Lekarka, pracując w publicznej placówce ochrony zdrowia, przez kilkanaście lat przyjmowała łapówki za swoją pracę.
Śledztwo dotyczące lekarki i zbieranie przeciwko niej dowodów trwało kilka miesięcy. Jak poinformował Polskie Radio dla Ciebie Rafał Jeżak z mazowieckiej policji, funkcjonariusze policji przesłuchali w tej sprawie ponad 100 osób.

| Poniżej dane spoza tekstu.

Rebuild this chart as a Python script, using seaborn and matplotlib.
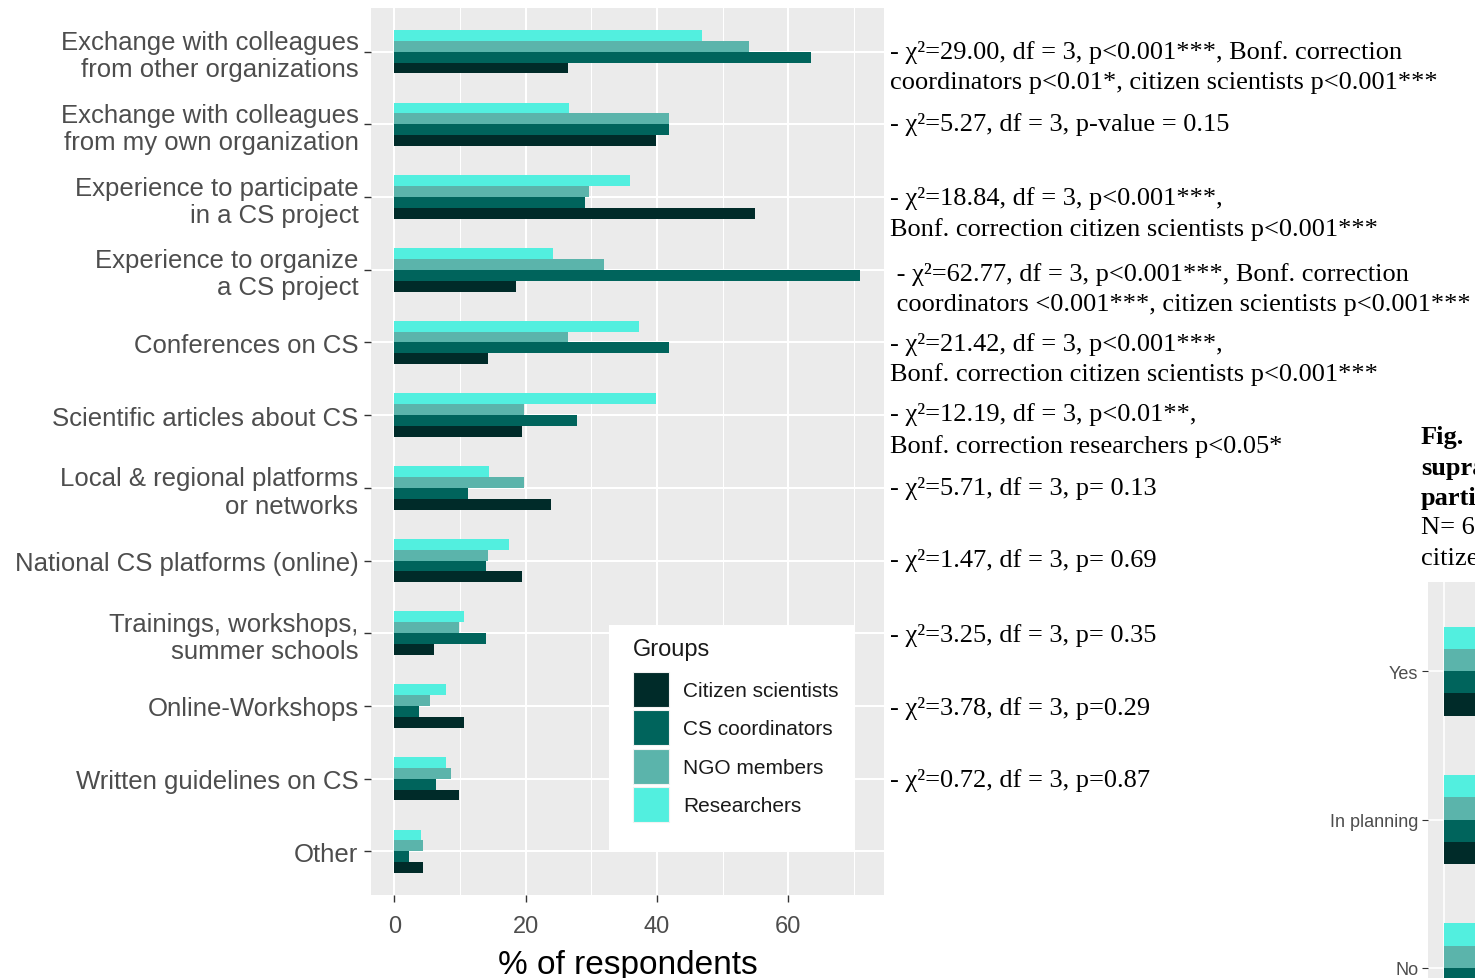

Okazało się, że lekarka, pracując w publicznej placówce ochrony zdrowia, przyjmowała pacjentów w różnym wieku, głównie osoby starsze. Ustalono ponad 100 osób, które za wykonane badania, wydawane zaświadczenia czy recepty, wręczały tej pracownicy niewielkie kwoty od 20 do 100 zł, ale również żywność jak miód i jajka
- wyjaśniał policjant.
Śledztwo, zakończyło się skierowaniem aktu oskarżenia do sądu wraz z wnioskiem o dobrowolne poddanie się karze, bez przeprowadzenia rozprawy. Kara zostanie wymierzona po uzgodnieniu z prokuratorem.

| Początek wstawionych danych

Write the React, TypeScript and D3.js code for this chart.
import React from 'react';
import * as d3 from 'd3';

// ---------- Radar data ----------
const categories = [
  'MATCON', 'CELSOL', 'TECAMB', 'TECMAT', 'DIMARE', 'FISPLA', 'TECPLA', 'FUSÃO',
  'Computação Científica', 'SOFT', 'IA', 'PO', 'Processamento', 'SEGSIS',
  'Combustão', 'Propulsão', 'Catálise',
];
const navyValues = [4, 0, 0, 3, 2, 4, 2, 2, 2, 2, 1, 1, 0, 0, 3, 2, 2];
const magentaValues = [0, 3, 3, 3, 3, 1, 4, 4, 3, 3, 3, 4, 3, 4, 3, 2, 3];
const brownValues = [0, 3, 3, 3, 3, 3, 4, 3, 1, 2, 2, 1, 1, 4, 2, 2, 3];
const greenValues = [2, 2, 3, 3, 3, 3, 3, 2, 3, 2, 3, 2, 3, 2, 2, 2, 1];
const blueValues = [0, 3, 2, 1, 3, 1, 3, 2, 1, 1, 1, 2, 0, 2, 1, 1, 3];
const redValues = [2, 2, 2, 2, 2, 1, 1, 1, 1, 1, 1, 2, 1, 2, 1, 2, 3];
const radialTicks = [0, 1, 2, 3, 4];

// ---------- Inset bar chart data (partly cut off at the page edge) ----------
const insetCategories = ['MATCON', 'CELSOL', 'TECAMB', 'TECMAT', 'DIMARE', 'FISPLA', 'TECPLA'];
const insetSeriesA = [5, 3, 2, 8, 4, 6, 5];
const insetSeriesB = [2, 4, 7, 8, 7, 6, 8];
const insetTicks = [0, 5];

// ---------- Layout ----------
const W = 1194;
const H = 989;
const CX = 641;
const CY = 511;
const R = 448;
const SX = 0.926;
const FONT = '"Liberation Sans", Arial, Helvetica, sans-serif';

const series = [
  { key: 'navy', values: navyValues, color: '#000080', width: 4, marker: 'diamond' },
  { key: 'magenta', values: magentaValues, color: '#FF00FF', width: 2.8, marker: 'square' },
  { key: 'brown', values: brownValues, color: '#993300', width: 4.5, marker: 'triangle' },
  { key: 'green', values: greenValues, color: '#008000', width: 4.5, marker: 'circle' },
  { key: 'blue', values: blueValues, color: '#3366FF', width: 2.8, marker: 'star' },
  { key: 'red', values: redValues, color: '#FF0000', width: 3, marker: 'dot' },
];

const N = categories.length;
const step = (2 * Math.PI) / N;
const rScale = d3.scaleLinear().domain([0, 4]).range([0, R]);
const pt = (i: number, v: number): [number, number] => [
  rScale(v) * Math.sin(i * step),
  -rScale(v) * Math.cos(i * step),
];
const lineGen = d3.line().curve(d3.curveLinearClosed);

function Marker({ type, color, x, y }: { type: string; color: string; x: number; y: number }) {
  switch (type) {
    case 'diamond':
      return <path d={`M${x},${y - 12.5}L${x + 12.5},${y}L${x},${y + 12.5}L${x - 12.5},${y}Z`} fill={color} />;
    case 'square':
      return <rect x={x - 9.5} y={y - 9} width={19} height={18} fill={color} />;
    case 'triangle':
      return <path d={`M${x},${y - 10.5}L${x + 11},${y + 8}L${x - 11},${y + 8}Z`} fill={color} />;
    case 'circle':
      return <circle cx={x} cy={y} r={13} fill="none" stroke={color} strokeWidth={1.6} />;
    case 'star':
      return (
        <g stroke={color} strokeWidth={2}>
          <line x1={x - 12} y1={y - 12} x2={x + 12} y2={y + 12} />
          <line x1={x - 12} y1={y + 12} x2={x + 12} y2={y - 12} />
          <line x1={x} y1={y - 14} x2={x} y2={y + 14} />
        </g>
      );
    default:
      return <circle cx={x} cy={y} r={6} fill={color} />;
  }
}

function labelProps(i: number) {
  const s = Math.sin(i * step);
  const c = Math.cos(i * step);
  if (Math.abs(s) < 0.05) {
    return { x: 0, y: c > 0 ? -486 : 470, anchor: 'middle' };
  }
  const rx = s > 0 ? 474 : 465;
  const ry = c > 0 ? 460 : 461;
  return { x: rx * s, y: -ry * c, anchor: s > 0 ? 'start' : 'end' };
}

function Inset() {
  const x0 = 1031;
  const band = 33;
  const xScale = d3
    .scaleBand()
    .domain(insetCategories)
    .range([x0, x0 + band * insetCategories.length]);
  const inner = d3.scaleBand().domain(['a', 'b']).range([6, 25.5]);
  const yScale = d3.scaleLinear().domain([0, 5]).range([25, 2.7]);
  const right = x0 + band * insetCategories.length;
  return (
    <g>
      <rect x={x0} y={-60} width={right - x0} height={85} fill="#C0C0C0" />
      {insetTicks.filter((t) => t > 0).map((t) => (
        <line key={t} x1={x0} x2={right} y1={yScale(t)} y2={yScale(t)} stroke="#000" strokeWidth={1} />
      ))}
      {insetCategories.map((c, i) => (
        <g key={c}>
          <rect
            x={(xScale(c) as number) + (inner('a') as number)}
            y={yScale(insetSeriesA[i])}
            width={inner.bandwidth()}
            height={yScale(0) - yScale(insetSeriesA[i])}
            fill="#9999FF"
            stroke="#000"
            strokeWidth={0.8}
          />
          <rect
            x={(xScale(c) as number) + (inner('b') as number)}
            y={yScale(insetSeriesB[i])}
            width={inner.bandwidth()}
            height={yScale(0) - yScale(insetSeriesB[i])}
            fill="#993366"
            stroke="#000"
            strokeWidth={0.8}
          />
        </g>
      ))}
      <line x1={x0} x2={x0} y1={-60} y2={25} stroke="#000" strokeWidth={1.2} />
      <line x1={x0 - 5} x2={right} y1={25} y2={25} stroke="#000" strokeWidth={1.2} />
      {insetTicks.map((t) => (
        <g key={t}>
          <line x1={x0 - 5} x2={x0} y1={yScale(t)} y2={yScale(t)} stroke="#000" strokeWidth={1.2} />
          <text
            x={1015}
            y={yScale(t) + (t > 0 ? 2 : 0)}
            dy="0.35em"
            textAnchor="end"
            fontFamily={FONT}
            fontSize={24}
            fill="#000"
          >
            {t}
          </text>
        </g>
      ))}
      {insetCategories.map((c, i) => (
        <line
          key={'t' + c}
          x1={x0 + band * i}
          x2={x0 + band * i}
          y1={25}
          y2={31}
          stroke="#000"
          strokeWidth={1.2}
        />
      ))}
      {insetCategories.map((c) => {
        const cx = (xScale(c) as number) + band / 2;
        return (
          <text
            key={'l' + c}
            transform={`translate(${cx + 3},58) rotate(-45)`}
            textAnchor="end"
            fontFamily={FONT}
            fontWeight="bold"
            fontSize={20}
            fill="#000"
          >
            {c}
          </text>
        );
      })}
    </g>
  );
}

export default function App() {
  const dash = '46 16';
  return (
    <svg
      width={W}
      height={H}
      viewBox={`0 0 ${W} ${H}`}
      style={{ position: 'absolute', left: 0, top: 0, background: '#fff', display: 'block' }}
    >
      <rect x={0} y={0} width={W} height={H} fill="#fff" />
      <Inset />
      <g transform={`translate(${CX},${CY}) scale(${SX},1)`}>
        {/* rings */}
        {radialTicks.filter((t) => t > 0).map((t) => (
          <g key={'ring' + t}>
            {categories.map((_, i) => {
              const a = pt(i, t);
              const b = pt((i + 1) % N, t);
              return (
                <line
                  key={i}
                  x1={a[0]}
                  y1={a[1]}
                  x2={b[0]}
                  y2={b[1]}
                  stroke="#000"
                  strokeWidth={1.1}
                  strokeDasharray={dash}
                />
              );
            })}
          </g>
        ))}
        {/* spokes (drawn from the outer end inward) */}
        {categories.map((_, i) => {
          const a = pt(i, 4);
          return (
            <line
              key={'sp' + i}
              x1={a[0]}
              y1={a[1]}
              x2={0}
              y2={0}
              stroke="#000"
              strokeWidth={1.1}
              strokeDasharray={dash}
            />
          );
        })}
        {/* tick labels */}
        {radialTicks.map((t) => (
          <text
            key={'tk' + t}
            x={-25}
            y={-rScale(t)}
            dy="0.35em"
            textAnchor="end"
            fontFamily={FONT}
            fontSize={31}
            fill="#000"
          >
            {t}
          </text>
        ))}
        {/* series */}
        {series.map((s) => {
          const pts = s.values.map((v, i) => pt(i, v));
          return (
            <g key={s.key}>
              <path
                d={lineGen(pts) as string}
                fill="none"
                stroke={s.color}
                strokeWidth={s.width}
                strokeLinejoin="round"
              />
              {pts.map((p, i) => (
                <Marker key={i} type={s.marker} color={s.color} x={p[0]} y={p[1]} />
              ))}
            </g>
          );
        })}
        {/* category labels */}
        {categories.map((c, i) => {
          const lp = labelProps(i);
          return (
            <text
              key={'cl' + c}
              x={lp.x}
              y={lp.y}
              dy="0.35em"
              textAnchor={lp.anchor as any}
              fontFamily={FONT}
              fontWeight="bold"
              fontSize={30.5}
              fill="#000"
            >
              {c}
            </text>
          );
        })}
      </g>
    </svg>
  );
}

Jak tłumaczą prawnicy, w polskim prawie w ogóle nie ma pojęcia "łapówka". Zamiast tego funkcjonuje pojęcie jak "materia prawna". Mówi ona o tym, że lekarzowi nie wolno przyjąć korzyści majątkowej lub osobistej ani nawet obietnicy takiej korzyści, a pacjentowi składać podobnych ofert. - I jedno, i drugie uznaje się za czyn nieakceptowalny prawnie na podstawie Kodeksu karnego (art. 228–229), prawa farmaceutycznego, kodeksu etyki lekarskiej. Nie zostało powiedziane wprost, że prezent za 50 zł jest dozwolony, a za 150 zł już nie. Konkretna kwota w kontekście działań łapówkarskich pojawia się jedynie w prawie farmaceutycznym, gdzie suma powyżej 100 zł została określona jako znaczna korzyść majątkowa - wyjaśnia Onetowi mecenas Dagmara Fabiszak z Kancelarii Ostrowski i Wspólnicy.
69 proc. badanych Polaków nie spotkało się z sytuacją, że lekarz oczekiwał od nich łapówki. Jednocześnie 54 proc. respondentów zna minimum jedną osobę, która dała kopertę z pieniędzmi medykowi - wynika z badania przeprowadzonego dla Wirtualnej Polski na platformie Ariadna w styczniu 2020 roku.